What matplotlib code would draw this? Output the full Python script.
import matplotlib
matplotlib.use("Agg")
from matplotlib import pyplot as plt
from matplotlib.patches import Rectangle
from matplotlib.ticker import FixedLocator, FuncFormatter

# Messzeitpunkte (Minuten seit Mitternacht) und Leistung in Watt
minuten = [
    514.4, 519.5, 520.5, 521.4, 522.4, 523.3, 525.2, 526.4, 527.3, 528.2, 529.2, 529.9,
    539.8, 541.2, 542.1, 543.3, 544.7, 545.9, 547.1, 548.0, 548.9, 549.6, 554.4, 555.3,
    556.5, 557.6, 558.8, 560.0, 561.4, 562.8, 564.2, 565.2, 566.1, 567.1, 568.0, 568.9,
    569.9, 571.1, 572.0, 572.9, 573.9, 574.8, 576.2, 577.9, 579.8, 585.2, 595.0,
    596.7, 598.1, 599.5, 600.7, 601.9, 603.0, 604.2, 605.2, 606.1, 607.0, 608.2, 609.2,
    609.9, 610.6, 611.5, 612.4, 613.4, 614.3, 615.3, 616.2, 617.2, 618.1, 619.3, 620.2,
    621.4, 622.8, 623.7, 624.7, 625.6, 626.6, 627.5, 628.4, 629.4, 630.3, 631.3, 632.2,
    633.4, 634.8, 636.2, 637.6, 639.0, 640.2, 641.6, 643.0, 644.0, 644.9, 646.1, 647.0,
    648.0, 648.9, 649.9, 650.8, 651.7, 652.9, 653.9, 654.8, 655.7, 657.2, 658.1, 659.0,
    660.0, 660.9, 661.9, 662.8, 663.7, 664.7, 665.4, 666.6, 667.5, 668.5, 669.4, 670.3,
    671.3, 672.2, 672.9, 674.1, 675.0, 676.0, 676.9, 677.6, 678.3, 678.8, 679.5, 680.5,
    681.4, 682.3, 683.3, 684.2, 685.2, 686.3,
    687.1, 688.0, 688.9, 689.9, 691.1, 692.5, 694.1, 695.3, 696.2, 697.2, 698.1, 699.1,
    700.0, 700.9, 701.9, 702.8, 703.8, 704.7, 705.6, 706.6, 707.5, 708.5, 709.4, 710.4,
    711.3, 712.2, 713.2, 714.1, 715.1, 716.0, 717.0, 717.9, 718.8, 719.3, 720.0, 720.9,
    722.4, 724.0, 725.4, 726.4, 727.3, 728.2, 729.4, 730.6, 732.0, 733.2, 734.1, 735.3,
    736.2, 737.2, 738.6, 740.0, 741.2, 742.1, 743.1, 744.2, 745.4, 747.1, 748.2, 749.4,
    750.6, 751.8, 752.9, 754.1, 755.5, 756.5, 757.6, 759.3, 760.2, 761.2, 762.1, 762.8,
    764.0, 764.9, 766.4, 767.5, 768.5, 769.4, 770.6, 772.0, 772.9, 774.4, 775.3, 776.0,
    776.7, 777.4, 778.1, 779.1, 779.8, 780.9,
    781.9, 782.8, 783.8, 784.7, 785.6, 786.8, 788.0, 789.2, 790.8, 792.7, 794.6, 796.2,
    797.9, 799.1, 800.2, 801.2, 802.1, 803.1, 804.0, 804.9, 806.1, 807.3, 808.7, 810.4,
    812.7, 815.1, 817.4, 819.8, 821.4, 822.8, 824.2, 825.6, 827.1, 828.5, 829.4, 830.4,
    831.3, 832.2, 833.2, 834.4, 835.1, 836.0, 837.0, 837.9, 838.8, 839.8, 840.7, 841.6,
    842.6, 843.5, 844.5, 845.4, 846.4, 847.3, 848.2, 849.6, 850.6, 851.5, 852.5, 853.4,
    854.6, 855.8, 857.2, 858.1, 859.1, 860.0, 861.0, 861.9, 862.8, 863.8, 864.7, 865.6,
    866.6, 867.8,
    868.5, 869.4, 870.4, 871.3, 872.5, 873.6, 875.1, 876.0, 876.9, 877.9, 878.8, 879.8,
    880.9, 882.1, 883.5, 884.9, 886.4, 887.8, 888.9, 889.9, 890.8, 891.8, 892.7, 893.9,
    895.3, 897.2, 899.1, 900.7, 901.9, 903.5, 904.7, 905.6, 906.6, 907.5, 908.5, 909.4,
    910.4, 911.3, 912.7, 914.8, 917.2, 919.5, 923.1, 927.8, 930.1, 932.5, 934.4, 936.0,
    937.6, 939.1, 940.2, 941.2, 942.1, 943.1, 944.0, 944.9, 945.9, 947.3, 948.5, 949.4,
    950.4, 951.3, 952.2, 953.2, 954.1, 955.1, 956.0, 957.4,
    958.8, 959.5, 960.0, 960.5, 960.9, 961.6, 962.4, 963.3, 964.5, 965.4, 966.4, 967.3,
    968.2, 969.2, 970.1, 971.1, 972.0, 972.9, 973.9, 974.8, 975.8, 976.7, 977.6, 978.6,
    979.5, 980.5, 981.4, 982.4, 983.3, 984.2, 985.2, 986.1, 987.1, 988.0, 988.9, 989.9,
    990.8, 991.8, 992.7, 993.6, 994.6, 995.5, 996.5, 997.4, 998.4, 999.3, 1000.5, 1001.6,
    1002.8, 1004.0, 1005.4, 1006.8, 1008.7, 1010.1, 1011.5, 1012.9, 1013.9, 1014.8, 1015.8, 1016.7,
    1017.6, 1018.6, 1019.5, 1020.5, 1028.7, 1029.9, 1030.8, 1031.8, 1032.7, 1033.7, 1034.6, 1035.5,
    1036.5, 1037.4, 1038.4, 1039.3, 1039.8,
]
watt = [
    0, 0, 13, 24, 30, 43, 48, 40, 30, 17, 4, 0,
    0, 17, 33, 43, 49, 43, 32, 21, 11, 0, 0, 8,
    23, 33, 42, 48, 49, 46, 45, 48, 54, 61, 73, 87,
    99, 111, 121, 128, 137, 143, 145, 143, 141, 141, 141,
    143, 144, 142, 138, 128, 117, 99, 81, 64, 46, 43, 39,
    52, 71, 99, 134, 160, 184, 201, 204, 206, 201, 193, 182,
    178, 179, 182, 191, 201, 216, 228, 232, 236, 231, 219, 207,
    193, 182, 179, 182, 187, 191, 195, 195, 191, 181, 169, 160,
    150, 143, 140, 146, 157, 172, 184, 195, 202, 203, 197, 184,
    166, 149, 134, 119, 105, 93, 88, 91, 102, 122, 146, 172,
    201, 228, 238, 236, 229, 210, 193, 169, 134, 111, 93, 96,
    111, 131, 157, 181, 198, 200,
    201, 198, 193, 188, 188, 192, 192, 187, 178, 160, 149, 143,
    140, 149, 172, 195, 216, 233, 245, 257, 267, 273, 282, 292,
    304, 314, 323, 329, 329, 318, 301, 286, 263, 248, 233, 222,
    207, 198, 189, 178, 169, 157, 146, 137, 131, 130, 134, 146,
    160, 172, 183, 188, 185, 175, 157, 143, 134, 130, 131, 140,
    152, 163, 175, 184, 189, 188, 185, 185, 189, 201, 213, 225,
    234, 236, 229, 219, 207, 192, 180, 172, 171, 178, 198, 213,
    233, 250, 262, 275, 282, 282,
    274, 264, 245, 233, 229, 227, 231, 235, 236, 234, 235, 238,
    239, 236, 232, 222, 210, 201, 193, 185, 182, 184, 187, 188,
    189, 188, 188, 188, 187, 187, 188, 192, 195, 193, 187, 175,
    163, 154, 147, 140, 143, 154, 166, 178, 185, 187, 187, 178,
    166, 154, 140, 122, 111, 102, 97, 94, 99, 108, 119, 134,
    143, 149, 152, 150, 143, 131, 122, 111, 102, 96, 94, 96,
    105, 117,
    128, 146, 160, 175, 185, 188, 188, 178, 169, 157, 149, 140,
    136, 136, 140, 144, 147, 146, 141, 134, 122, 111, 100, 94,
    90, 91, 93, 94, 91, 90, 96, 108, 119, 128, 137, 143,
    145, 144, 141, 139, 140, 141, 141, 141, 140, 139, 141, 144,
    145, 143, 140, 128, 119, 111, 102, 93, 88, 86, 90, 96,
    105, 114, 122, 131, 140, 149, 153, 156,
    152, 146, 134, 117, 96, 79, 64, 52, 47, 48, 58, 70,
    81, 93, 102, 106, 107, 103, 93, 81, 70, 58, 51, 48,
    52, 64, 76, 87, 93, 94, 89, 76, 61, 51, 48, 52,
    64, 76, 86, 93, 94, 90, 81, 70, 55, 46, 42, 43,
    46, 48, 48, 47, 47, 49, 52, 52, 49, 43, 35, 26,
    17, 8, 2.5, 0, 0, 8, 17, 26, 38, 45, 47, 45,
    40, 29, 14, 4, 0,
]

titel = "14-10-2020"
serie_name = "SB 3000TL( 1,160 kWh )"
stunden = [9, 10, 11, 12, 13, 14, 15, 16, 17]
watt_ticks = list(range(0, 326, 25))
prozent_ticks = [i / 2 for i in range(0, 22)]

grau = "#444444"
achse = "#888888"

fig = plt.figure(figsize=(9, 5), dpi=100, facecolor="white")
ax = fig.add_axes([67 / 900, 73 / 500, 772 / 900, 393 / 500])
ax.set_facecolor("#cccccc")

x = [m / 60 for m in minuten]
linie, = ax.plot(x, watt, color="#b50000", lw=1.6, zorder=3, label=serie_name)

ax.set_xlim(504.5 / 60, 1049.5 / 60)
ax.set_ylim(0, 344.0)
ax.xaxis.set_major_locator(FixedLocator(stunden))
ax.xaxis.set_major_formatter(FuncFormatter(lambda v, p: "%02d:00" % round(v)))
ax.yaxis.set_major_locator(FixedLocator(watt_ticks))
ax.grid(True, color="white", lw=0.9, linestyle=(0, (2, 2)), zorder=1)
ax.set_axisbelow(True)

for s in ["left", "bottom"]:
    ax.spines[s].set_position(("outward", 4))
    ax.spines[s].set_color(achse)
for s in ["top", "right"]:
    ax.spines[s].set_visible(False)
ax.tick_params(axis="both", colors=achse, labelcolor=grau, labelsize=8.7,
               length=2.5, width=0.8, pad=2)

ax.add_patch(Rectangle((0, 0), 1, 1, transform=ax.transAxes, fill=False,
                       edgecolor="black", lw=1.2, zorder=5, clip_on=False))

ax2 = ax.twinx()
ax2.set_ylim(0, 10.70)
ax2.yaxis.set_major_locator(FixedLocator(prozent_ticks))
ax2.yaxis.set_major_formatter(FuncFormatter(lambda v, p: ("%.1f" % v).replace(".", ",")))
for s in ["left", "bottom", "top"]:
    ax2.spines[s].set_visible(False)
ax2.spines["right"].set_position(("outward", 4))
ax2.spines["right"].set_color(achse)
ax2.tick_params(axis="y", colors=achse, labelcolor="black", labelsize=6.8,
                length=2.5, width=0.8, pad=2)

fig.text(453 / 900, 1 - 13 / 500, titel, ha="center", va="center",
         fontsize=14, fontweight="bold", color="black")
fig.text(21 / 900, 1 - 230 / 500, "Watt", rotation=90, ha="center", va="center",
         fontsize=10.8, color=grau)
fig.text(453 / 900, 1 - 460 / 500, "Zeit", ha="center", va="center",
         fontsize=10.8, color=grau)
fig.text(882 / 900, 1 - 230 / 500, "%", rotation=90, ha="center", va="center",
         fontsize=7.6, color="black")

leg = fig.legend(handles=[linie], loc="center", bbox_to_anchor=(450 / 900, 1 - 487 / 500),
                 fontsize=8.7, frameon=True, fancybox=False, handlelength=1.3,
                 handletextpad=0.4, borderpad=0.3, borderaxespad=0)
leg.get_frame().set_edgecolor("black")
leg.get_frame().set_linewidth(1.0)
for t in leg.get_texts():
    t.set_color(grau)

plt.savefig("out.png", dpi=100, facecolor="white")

-.-.-

Extract the first line above and each line after it up to and including the one with "from matplotlib.ticker import", please, exactly and with nothing else.

▸ RESPONSE FOR THIS EXERCISE
What matplotlib code would draw this? Output the full Python script.
import matplotlib
matplotlib.use("Agg")
from matplotlib import pyplot as plt
from matplotlib.patches import Rectangle
from matplotlib.ticker import FixedLocator, FuncFormatter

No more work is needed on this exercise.